One of my favorite stories from the legend and lore of the Mississippi Delta concerns an extremely dark-skinned black man named Wash Jones who married an exceedingly light-skinned black woman. Many thought this was an ill-fated union from the outset because in that era especially, lighter skin was generally a marker of higher social status. Sure enough, after a few years, the wife announced that she and her equally light-skinned children could no longer abide the embarrassment of living with that “graveyard black” Wash and high-tailed it to parts unknown. It was not long, however, before word reached her that the husband she had so unceremoniously abandoned had come into a rather tidy inheritance courtesy of Wash’s recently-deceased white employer. At this point, she took pen in hand to advise Wash most earnestly of her undying love and let him know that the children were crying for him every night. In return mail, the errant spouse received a post card bearing the simple inscription, “I Ain’t Fade None.”
This poignant illustration of the old Brazilian adage, “Money Whitens,” came back to me as I made it a point to observe American press coverage of China leading up to and during the Olympics. I wouldn’t say that the byword in this case is exactly “Speak No Evil,” so much as “ If You Speak Evil, Do So Softly and Sparingly and Outside Prime Time.” Compared to the massive media blame dump taken on Atlanta for every sin, actual or rumored, that was ever committed in the South, and the daily litany of nitpicking about contemporary conditions, most of our major press people seem totally bullish on Beijing. For example, way back in July The South China Post and other papers throughout Asia and the world reported that Chinese police were forcing bar owners in areas likely to attract Olympic visitors to agree not to serve blacks or Mongolians. Fire up Google and see how much significant attention to this you can find in the American media. Then there’s the story of the adorable little girl whose singing we were supposed to believe was coming out the mouth of a lip-synching second little cutie whose photogeneity was deemed superior by Chinese officials. How about the faux fireworks aired by a gushing NBC with, shall we say, something pretty far short of full disclosure? I’ve hear a few commentators laud the air conditions after rainstorms, but everytime I see an outdoor shot it’s ten times as hazy as my recollection of the last sermon I heard. Finally, don’t even get me started on the supposedly sixteen year-old gymnasts who, in reality, are eager to be done with the Olympics and see if the fourth grade is all it's cracked up to be.

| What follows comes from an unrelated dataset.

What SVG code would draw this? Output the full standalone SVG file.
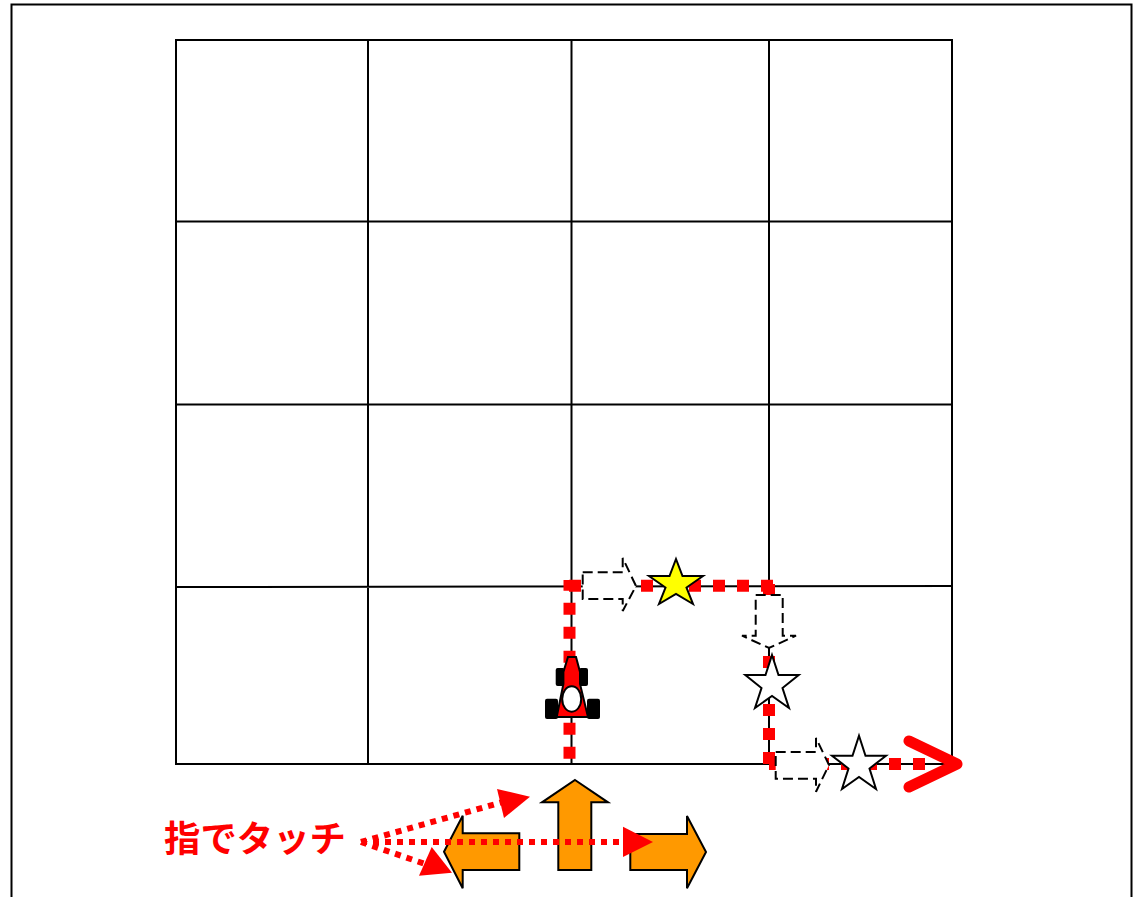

There are obviously many more serious media oversights and points of de-emphasis, dealing with brutal repression of human and civil rights and anything that even looks as though it has a remote possibility of qualifying as dissidence. The Chinese made a lot of up-front promises to cool it with this kind of stuff during the Games, but from what I read I wouldn’t want to be in Beijing right now looking the least bit pissed off about anything. To their credit, NBC did run a piece on how Chinese officials put a huge farming population on the brink of starvation by using their water to fill the dried-out stream bed that is the Olympic rowing venue. Meanwhile, despite China’s vaunted great economic leap forward, the World Bank estimates that 300 million of its people still live in poverty, i.e., on less than $1 per day. (By way of contrast, the compassionate souls who make China’s welfare policies think you can get by just fine on $.25 per day.) The plain and simple fact is that the explosive technological breakthroughs of the last half century have made it possible for countries to leapfrog ahead and grab the economic momentum from other nations that allowed themselves to get distracted occasionally along the way by concerns about developing their societies and institutions along with their economies. Back in the ‘50s when the Russkies were scaring the hell out of us with their nuclear missiles and bombs and beating our butts in the space race, a good chunk of their population was still standing in line all day to buy beets. China has gone them one better and then some, and they have had a lot of help from us very truly. The Chinese are the world’s largest holder of foreign financial reserves, and the value of their U.S. holdings is currently nudging up toward a trillion bucks. Much of that is in U.S. Treasury notes, and as James Fallows observes, it is as if every American in the past ten years or so has borrowed $4,000 from someone in China.
Asked about a potential boycott of the Opening Ceremonies to protest China’s human rights violations Barack Obama suggested that American reluctance to come down harder on this issue boiled down to “It’s very hard to tell your banker that he’s wrong.” Especially, I might add, when the banker’s investment in you hasn’t paid off all that well recently. So, what’s the big deal with a few tortured and slain dissidents or a few million people allowed to teeter on the brink of starvation when the responsible entity can pretty much pull the plug on your already dimming economic bulb? For that matter, anyone struck by seeing Bush yuck it up with his “great guy” buddy Vlad Putin while the former’s tanks rolled into Georgia (Quick Sonny, organize a prayer meetin!) need only think about whose feet are on our oil hose. One thing’s for sure, if ol’ Tom Sawyer had just had a little cash or a few oil wells, he’d have had an even bigger crowd of people eager to undertake whatever whitewashing project he had in mind.